Heavyweight yearling steers sold well, with 850-lb. animals averaging $111 per cwt., and sales up to $119 on the 800-lb. animals.

Volumes climbed, with just over 41,000 head reported sold, both live and contract sales included. That’s up 53 percent from the previous week.

Outlook: With fed cattle topping $90 per cwt. on a few sales at the end of the week, feeders and yearlings should again fetch strong prices this week

In stock cow trade, bred cows ranged from $600-$1,000 on few sales. No bred heifers were quoted.
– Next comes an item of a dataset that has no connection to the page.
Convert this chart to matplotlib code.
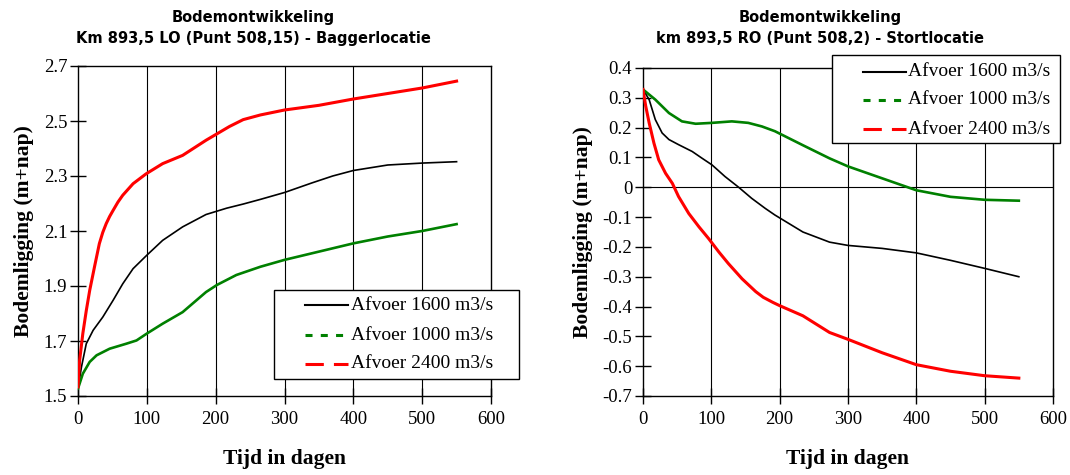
import matplotlib
matplotlib.use("Agg")
import matplotlib.pyplot as plt
from matplotlib.lines import Line2D
from matplotlib.patches import Rectangle

# ---------------- data ----------------
series_labels = ["Afvoer 1600 m3/s", "Afvoer 1000 m3/s", "Afvoer 2400 m3/s"]

# Left chart: Km 893,5 LO (Baggerlocatie)
lo_1600_x = [0, 5, 12, 22, 36, 51, 65, 80, 100, 123, 152, 186, 216, 240, 265, 300, 340, 370, 400, 450, 500, 550]
lo_1600_y = [1.527, 1.605, 1.69, 1.739, 1.787, 1.848, 1.908, 1.963, 2.012, 2.066, 2.115, 2.16, 2.183, 2.198, 2.215, 2.24, 2.275, 2.30, 2.32, 2.34, 2.347, 2.352]

lo_1000_x = [0, 7, 17, 27, 46, 70, 85, 100, 123, 152, 186, 202, 230, 265, 300, 350, 400, 450, 500, 550]
lo_1000_y = [1.527, 1.581, 1.624, 1.648, 1.672, 1.69, 1.702, 1.727, 1.763, 1.805, 1.878, 1.904, 1.94, 1.97, 1.995, 2.025, 2.055, 2.08, 2.10, 2.125]

lo_2400_x = [0, 2.4, 7, 12, 17, 24, 31, 36, 41, 46, 51, 58, 65, 80, 99, 123, 152, 186, 220, 240, 265, 300, 350, 400, 450, 500, 550]
lo_2400_y = [1.533, 1.63, 1.727, 1.81, 1.884, 1.97, 2.054, 2.095, 2.127, 2.153, 2.175, 2.205, 2.23, 2.272, 2.308, 2.345, 2.375, 2.43, 2.48, 2.505, 2.522, 2.54, 2.557, 2.58, 2.60, 2.62, 2.645]

# Right chart: km 893,5 RO (Stortlocatie)
ro_1600_x = [0, 9, 18, 28, 38, 52, 72, 86, 101, 120, 140, 159, 179, 193, 234, 273, 300, 350, 400, 450, 500, 550]
ro_1600_y = [0.328, 0.294, 0.227, 0.182, 0.16, 0.143, 0.12, 0.098, 0.075, 0.036, 0.0, -0.037, -0.071, -0.093, -0.15, -0.184, -0.195, -0.205, -0.22, -0.245, -0.272, -0.30]

ro_1000_x = [0, 18, 38, 57, 77, 101, 130, 154, 174, 193, 234, 273, 300, 350, 400, 450, 500, 550]
ro_1000_y = [0.328, 0.294, 0.249, 0.221, 0.213, 0.216, 0.221, 0.216, 0.204, 0.188, 0.141, 0.097, 0.07, 0.03, -0.01, -0.032, -0.042, -0.045]

ro_2400_x = [0, 4, 9, 16, 23, 33, 43, 52, 67, 82, 96, 111, 125, 145, 165, 176, 190, 200, 234, 273, 300, 350, 400, 450, 500, 550]
ro_2400_y = [0.328, 0.272, 0.216, 0.148, 0.092, 0.047, 0.013, -0.031, -0.088, -0.133, -0.172, -0.217, -0.256, -0.307, -0.35, -0.369, -0.386, -0.397, -0.431, -0.487, -0.51, -0.555, -0.595, -0.617, -0.632, -0.64]

x_ticks = [0, 100, 200, 300, 400, 500, 600]
lo_yticks = [1.5, 1.7, 1.9, 2.1, 2.3, 2.5, 2.7]
ro_yticks = [0.4, 0.3, 0.2, 0.1, 0.0, -0.1, -0.2, -0.3, -0.4, -0.5, -0.6, -0.7]

title_lo = "Bodemontwikkeling\nKm 893,5 LO (Punt 508,15) - Baggerlocatie"
title_ro = "Bodemontwikkeling\nkm 893,5 RO (Punt 508,2) - Stortlocatie"
xlabel = "Tijd in dagen"
ylabel = "Bodemligging (m+nap)"

colors = ["black", "#008000", "#ff0000"]
widths = [1.2, 1.9, 2.2]
legend_styles = ["-", (0, (2.3, 2.7)), (0, (6, 3.3))]

# ---------------- figure ----------------
fig = plt.figure(figsize=(10.7, 4.75), dpi=100)
W, H = 1070, 475
def ax_rect(l, r, t, b):
    return [l / W, 1 - b / H, (r - l) / W, (b - t) / H]

ax1 = fig.add_axes(ax_rect(78, 491, 66, 396))
ax2 = fig.add_axes(ax_rect(643, 1053, 68, 396))

serif = "Liberation Serif"

def style(ax, yticks, ylim, fmt):
    ax.set_xlim(0, 600)
    ax.set_ylim(*ylim)
    ax.set_xticks(x_ticks)
    ax.set_yticks(yticks)
    ax.set_xticklabels([str(v) for v in x_ticks], fontfamily=serif, fontsize=13.5)
    ax.set_yticklabels([fmt(v) for v in yticks], fontfamily=serif, fontsize=13.5)
    ax.tick_params(direction="inout", length=11.5, width=1, color="black", pad=2)
    ax.tick_params(axis="x", pad=5)
    for s in ax.spines.values():
        s.set_color("black")
        s.set_linewidth(1.0)
    for xv in x_ticks[1:-1]:
        ax.axvline(xv, color="black", lw=0.8, zorder=1)
    ax.set_xlabel(xlabel, fontfamily=serif, fontsize=15.5, fontweight="bold", labelpad=15)
    ax.set_ylabel(ylabel, fontfamily=serif, fontsize=15.5, fontweight="bold", labelpad=7)

def fmt_lo(v):
    return f"{v:.1f}"

def fmt_ro(v):
    if abs(v) < 1e-9:
        return "0"
    return f"{v:.1f}"

style(ax1, lo_yticks, (1.5, 2.7), fmt_lo)
style(ax2, ro_yticks, (-0.7, 0.4), fmt_ro)
ax2.axhline(0, color="black", lw=0.8, zorder=1)

ax1.plot(lo_1600_x, lo_1600_y, color=colors[0], lw=widths[0], zorder=3)
ax1.plot(lo_1000_x, lo_1000_y, color=colors[1], lw=widths[1], zorder=3)
ax1.plot(lo_2400_x, lo_2400_y, color=colors[2], lw=widths[2], zorder=3)

ax2.plot(ro_1600_x, ro_1600_y, color=colors[0], lw=widths[0], zorder=3)
ax2.plot(ro_1000_x, ro_1000_y, color=colors[1], lw=widths[1], zorder=3)
ax2.plot(ro_2400_x, ro_2400_y, color=colors[2], lw=widths[2], zorder=3)

# ---------------- legends (drawn in figure pixel positions) ----------------
def fx(px):
    return px / W

def fy(py):
    return 1 - py / H

def draw_legend(box, rows_y, hx0, hx1, tx):
    l, r, t, b = box
    fig.add_artist(Rectangle((fx(l), fy(b)), fx(r) - fx(l), fy(t) - fy(b),
                             transform=fig.transFigure, facecolor="white",
                             edgecolor="black", lw=1.0, zorder=10))
    for i, label in enumerate(series_labels):
        yy = fy(rows_y[i])
        fig.add_artist(Line2D([fx(hx0), fx(hx1)], [yy, yy], transform=fig.transFigure,
                              color=colors[i], lw=1.5 if i == 0 else 2.2,
                              linestyle=legend_styles[i], zorder=11))
        fig.text(fx(tx), yy, label, ha="left", va="center", fontfamily=serif,
                 fontsize=14, zorder=12)

draw_legend((274, 519, 290, 379), [305, 335, 364], 305, 348, 351)
draw_legend((832, 1060, 55, 143), [72, 100, 129], 863, 906, 908)

fig.text(253 / W, 1 - 28 / H, title_lo, ha="center", va="center",
         fontfamily="DejaVu Sans", fontsize=10.5, fontweight="bold", linespacing=1.55)
fig.text(820 / W, 1 - 28 / H, title_ro, ha="center", va="center",
         fontfamily="DejaVu Sans", fontsize=10.5, fontweight="bold", linespacing=1.55)

fig.savefig("out.png", dpi=100)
Cow-calf pairs sold from $750-$1,525. The outlook is steady.

Hog prices stagnate

With ample supplies of hogs, lower wholesale pork prices and too much pork in storage, there was no incentive for U.S. packers to increase hog prices last week.

Iowa-Southern Minnesota hog prices (plant top, 51-52 percent lean, live equivalent) declined to $41.50 (U.S.) per cwt. early, rising slightly to $42.25 per cwt. at midweek.

Hog futures prices also declined as traders expected the results of Friday’s USDA cold storage report to show record pork stocks at the end of July.

Prices could continue their seasonal decline into the fall because U.S. hog market weights are still above last year, and hog slaughter could reach close to the two million head level by the end of September.

To minimize the impact of overweight hogs on prices, producers should be marketing hogs at optimum weights. Average Manitoba Index 100 hog prices declined by about $3 per100 kilograms to an estimated $142 per ckg for the week. Local prices did get a slight boost from the lower-valued Canadian dollar Aug. 19.